12' custom Rainshadow 1502. Aquamarine color and threads with a Saltist 30 reel. If you see this rod or have any info call 240-246-4986

Thanks ya'll!


----------



## Alexy (Nov 1, 2010)

That sux, where in Buxton were you? 
Report it to the sheriff's office 252-473-3444
They have actually had some sucess getting rods back to thier owners this year. Not alot of luck but some. 
Also send your pic to this guy
http://outerbanks.craigslist.org/spo/3261974456.html
Apparently there are a few guys who buy fishing tackle in the area that have "inadvertently" bought stolen fishing stuff from people.


----------



## PELIKAN (Jun 6, 2012)

*Thanks!*

It does make you wonder where/who has the market for these stolen rods and reels. 
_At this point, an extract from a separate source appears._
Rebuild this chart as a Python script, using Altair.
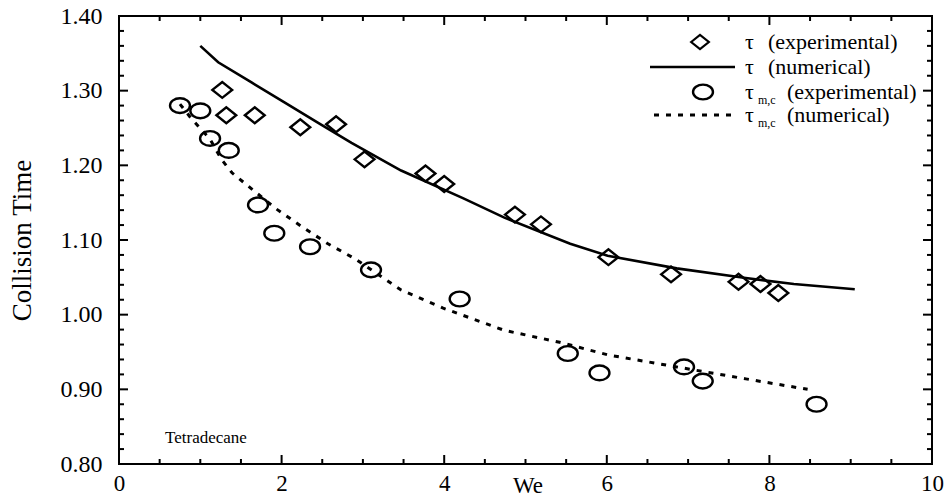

Thanks for the link I did contact this "buyer" on craigslist. We'll see.


----------



## tjbjornsen (Oct 31, 2009)

I am sorry for your loss.
A buddy and I lost a good bit of gear off of a truck while unloading at a rental years ago, and I have been a maniac about it since.
As to;
"It does make you wonder where/who has the market for these stolen rods and reels."
If you think this stuff is staying local, you are probably mistaken.
The same guys that are moving the stuff that goes up their noses and into the pipes are also moving it from Fl. to the Maine Coast, and stolen gear can end up anywhere in between.
Might be a lot of time in front of the screen, but I would post pics of stolen gear on every site I could find on the East Coast.


----------



## rsqchief5 (Jan 5, 2009)

My crew had stuff stolen from the house in May. Our fault since it was left on the trucks. 2nd week of October, there was a custom heaver stolen off the front of a truck parked right in front of Hurricane Heathers in broad daylight. I had a rod stolen off the pier when I was hooked up on a fish. Went back to cart to to rebait and it was gone. Now when we book a house, first criteria is either a garage or lockable storage.


----------



## dena (Jun 20, 2010)

You would think that if you can afford to rent a house in Hatteras, you wouldn't have to steal.
You would be wrong, though.


----------



## surffshr (Dec 8, 2003)

dena said:


> You would think that if you can afford to rent a house in Hatteras, you wouldn't have to steal.
> You would be wrong, though.


often it's not out of towners.

http://islandfreepress.org/CrimeReports.html


----------



## Barbandit (Oct 16, 2008)

*Pirates*

Not trying to offend any of the local population, but I am sure there pirate descendants living in the dunes.....just sayin.


----------



## RuddeDogg (Mar 20, 2004)

Dam that sucks. Hope ya get it back.


----------



## Serfish (Aug 23, 2012)

Very good chance in that it was kids. moderately wealthy bored kids can do some dumb/mean/rude stuff.


----------



## OBX Jay (Sep 3, 2007)

or not


----------



## dena (Jun 20, 2010)

surffshr said:


> often it's not out of towners.
> 
> http://islandfreepress.org/CrimeReports.html


If'n it is locals, hopefully they will be dealt with, one way or another, and the OP gets his stuff back.


----------



## Eattheflounder (Apr 24, 2011)

ChesBay Jay said:


> or not


+1
I have caught a lot of thieves, almost always addicts that can't pay for their problem/habit. The judge usually let's them off easy enough that it doesn't bother the addict and they do it more. Illegal drug use is not always a victimless crime.


----------